— start —

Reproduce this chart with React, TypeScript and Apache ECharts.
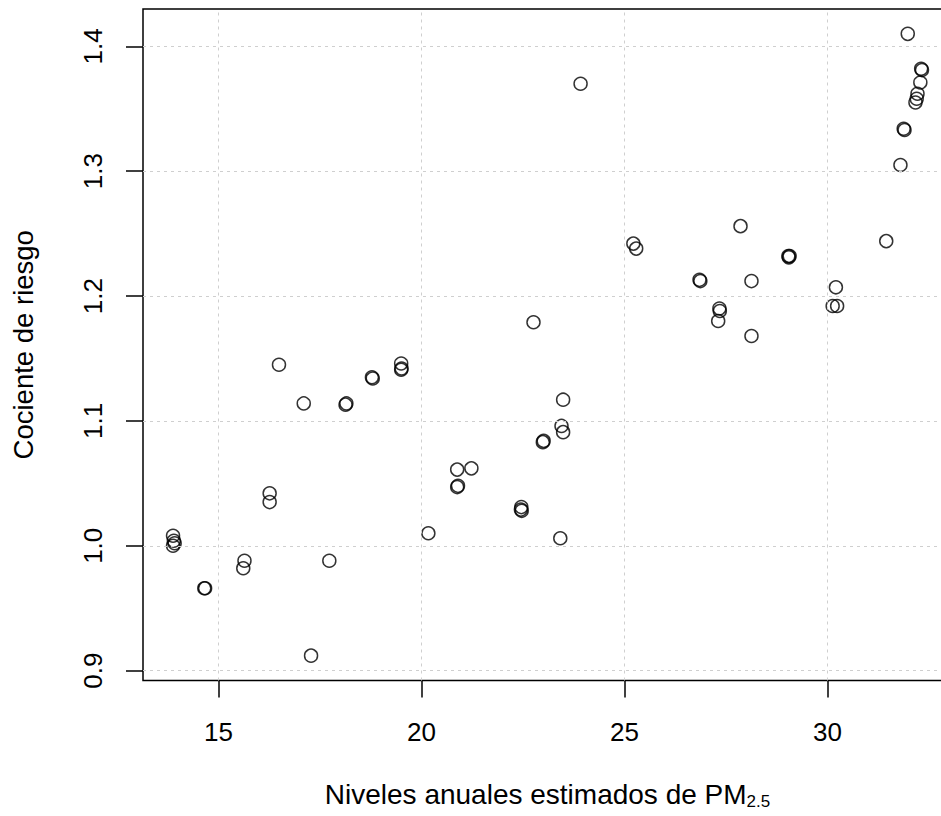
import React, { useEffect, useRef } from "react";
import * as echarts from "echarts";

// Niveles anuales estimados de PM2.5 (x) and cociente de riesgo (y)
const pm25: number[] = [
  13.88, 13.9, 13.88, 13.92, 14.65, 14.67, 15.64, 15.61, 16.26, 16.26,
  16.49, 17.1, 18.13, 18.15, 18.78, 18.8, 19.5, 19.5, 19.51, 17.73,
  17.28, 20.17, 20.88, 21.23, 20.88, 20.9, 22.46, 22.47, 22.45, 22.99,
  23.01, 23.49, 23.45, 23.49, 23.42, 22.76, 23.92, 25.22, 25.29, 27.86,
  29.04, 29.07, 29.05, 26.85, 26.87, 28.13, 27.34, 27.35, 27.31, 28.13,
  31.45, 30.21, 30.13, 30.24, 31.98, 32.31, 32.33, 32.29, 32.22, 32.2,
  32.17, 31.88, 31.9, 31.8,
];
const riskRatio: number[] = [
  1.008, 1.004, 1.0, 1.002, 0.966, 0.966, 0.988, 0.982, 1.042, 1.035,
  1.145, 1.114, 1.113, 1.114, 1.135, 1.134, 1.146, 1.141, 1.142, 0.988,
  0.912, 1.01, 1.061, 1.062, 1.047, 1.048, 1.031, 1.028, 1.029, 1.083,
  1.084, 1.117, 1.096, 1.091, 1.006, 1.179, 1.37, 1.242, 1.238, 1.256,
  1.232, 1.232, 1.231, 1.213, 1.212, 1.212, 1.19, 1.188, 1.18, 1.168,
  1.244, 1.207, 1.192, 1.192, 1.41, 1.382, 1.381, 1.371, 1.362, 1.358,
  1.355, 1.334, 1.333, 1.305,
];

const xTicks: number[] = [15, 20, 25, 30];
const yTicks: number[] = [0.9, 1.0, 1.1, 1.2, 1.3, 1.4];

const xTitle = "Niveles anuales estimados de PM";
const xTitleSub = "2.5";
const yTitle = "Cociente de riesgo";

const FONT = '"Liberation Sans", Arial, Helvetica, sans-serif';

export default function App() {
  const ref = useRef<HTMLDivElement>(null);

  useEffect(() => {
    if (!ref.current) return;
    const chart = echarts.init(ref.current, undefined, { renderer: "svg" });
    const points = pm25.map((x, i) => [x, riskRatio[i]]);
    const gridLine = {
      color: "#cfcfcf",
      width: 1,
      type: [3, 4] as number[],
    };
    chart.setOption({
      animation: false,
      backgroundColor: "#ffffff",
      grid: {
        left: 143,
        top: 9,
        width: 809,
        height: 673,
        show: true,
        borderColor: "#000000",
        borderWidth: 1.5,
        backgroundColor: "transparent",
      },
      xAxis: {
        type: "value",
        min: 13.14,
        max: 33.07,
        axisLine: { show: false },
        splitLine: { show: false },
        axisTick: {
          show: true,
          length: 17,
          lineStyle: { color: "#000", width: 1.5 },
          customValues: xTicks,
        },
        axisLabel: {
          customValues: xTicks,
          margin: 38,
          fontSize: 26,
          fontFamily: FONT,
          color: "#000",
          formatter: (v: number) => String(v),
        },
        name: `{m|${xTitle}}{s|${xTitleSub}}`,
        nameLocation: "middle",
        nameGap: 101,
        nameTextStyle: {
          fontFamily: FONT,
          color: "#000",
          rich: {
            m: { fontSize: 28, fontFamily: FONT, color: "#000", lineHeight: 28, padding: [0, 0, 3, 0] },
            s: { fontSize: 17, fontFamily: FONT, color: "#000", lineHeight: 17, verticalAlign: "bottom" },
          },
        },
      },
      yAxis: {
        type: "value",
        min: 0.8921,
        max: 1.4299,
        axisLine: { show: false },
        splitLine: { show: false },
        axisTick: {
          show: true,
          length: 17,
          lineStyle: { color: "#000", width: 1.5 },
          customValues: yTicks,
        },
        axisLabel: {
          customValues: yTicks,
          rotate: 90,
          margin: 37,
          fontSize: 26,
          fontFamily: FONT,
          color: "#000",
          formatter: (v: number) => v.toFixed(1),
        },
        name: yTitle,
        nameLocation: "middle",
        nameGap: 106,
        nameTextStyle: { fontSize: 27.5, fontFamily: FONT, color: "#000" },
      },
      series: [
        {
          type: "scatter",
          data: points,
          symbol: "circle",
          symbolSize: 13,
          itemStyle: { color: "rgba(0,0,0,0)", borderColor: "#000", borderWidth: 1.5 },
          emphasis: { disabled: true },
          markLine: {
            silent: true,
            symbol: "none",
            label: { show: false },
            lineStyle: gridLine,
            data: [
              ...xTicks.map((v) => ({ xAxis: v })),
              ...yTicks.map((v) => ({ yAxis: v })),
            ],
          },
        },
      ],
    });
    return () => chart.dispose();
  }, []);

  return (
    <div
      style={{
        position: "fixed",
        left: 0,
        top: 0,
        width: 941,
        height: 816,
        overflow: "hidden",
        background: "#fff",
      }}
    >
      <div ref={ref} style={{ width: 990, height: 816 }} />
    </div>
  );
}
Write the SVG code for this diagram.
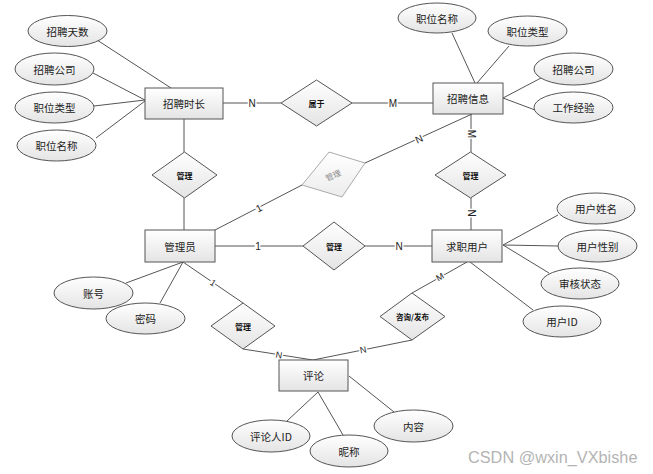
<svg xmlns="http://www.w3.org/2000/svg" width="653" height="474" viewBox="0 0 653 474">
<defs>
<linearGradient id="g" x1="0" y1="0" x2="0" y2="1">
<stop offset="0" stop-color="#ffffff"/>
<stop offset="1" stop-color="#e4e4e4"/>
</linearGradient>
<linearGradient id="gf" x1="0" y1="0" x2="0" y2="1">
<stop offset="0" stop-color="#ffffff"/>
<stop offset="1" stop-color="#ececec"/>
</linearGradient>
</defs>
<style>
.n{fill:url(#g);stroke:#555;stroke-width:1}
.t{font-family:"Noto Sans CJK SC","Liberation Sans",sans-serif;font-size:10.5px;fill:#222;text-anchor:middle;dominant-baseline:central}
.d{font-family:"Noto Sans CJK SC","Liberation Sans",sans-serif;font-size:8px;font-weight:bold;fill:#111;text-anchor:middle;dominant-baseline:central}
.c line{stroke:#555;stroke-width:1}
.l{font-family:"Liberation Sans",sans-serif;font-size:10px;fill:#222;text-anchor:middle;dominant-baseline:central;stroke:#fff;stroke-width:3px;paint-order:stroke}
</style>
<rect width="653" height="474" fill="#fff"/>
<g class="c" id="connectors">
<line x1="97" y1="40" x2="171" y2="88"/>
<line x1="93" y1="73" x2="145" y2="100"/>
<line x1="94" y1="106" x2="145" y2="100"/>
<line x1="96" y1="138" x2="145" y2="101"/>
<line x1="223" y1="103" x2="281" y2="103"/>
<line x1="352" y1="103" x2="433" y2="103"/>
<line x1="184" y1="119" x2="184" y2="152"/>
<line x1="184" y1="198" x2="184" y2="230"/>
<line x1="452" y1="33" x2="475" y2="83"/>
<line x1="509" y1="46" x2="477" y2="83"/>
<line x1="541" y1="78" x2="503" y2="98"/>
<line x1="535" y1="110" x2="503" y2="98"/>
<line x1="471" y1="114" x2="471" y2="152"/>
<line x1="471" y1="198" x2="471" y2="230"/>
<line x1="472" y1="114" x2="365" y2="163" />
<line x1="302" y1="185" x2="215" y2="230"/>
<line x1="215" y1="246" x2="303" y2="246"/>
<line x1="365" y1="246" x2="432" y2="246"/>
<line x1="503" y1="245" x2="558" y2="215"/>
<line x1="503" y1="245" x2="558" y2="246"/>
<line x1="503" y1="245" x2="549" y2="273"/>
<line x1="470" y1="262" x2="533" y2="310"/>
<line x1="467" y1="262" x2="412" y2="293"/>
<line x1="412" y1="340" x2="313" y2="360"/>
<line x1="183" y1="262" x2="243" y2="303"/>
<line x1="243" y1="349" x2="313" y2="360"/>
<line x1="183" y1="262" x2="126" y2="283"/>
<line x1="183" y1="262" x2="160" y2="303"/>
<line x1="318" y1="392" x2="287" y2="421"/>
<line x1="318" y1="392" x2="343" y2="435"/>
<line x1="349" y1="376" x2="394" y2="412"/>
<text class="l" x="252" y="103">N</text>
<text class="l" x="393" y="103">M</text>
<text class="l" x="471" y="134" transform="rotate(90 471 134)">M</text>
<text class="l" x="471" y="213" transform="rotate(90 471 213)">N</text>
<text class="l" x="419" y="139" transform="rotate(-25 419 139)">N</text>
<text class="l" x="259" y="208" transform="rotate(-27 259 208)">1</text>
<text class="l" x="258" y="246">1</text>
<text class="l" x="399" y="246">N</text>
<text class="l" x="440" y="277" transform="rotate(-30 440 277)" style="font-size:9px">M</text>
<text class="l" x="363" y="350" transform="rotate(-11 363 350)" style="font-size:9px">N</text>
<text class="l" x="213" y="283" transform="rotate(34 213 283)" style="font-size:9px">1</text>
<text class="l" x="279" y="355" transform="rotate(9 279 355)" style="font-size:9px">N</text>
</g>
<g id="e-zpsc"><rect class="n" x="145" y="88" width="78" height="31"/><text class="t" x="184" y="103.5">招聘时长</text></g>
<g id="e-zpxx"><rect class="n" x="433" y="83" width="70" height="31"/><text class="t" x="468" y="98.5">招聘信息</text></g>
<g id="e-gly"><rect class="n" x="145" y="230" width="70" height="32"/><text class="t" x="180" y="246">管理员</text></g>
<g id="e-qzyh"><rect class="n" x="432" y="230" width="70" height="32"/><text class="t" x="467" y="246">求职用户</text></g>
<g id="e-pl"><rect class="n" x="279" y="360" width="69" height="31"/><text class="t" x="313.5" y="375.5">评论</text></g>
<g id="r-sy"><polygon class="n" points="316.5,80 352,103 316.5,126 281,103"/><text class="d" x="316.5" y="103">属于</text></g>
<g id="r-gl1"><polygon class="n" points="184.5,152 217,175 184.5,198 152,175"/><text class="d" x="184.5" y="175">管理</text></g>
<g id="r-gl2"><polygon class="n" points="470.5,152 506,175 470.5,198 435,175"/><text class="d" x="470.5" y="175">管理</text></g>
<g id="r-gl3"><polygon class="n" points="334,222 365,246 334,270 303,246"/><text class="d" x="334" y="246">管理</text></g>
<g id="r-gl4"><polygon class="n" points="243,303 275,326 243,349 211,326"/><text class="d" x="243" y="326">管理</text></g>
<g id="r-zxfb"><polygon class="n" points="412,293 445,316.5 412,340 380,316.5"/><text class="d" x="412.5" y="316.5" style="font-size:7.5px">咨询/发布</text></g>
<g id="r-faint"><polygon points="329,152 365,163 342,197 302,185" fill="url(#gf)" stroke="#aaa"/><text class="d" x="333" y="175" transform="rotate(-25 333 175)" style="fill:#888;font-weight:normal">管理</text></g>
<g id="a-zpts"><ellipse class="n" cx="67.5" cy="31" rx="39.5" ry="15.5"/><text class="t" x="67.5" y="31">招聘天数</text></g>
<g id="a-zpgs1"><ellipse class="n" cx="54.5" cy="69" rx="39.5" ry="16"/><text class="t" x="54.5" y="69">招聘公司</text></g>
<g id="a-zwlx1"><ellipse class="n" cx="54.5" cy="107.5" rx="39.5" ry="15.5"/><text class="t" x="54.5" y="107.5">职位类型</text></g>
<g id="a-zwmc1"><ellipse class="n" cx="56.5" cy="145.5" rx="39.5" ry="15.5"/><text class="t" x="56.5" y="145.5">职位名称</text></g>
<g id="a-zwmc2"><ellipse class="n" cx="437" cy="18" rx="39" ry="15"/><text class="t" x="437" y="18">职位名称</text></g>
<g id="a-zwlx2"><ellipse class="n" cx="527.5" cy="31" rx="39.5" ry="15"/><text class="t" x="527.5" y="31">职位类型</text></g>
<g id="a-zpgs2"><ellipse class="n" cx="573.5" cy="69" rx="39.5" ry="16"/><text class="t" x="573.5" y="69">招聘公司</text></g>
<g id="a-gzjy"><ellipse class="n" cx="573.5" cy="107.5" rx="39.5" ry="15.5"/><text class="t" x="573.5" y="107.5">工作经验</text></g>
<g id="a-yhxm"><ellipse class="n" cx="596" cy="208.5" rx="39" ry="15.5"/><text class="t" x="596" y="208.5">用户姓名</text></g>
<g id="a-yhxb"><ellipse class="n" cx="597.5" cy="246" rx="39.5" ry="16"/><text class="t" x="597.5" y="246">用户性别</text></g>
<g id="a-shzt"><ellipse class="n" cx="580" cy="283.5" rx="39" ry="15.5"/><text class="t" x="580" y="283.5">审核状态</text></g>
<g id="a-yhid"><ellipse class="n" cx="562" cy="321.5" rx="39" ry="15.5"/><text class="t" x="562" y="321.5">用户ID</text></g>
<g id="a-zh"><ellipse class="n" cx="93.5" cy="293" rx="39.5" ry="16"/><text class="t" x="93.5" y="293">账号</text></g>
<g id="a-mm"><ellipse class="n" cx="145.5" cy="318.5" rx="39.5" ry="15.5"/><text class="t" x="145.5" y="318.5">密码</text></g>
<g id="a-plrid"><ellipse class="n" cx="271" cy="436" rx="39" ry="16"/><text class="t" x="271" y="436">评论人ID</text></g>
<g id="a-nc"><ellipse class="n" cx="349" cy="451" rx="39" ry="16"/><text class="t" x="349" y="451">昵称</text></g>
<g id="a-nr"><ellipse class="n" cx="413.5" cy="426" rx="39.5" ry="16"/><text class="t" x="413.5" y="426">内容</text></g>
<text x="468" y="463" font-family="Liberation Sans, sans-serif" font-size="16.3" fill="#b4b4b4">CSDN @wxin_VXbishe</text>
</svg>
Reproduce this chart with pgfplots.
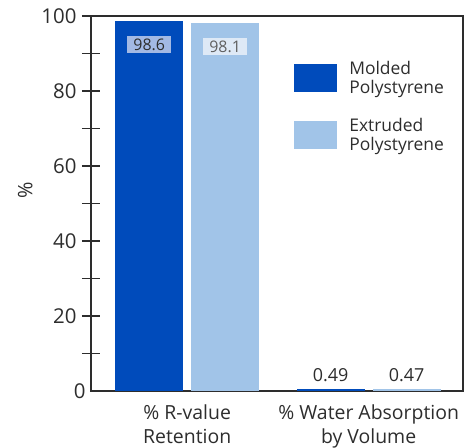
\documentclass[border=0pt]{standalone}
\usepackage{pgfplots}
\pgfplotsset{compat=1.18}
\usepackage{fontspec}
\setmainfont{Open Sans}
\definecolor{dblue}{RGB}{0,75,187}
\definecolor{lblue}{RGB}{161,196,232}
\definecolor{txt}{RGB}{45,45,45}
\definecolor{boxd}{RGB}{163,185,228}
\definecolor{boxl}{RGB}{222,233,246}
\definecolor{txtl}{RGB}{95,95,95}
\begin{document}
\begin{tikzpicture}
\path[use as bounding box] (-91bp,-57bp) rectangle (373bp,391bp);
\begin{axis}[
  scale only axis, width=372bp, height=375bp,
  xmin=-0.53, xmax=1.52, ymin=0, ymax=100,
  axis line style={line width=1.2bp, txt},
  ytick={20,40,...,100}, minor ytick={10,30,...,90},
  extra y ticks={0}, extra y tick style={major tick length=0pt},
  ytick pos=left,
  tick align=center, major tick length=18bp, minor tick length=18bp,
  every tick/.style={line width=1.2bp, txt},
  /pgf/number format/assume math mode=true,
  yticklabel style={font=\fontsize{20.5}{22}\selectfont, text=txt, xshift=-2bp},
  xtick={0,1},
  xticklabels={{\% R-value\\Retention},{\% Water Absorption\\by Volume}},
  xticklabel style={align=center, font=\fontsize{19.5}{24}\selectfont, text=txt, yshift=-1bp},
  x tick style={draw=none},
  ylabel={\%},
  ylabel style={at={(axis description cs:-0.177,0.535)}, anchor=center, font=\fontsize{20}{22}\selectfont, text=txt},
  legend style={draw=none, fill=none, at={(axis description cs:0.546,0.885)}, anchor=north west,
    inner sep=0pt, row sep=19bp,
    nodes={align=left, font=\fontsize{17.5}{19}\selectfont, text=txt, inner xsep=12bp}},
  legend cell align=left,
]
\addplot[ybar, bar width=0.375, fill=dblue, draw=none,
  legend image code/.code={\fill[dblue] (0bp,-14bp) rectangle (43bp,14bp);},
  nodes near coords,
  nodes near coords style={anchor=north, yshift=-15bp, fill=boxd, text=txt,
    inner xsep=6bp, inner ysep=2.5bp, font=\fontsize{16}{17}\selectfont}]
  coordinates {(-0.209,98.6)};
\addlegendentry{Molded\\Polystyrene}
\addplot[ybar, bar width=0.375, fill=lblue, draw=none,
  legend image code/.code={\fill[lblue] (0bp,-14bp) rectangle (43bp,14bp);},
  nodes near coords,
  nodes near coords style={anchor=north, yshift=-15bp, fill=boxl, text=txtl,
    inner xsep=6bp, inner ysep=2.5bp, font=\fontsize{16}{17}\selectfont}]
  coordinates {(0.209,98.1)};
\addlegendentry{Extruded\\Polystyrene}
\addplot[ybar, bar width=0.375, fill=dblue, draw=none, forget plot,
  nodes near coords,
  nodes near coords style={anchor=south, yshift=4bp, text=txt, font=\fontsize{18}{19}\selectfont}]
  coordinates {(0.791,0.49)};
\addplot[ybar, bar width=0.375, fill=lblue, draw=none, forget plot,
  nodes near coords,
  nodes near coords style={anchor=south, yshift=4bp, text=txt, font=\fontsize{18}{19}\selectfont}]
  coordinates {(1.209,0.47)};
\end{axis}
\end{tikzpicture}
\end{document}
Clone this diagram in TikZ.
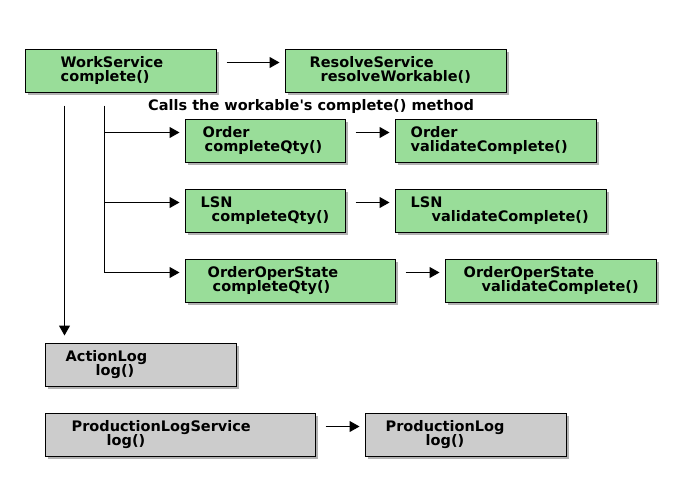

— end —

--- GIVEN TASK ---
From the records above, pick out and copy each line holding the word "Reproduce".

--- PROBLEM SOLUTION ---
Reproduce this chart with React, TypeScript and Apache ECharts.
Reproduce this chart with pgfplots.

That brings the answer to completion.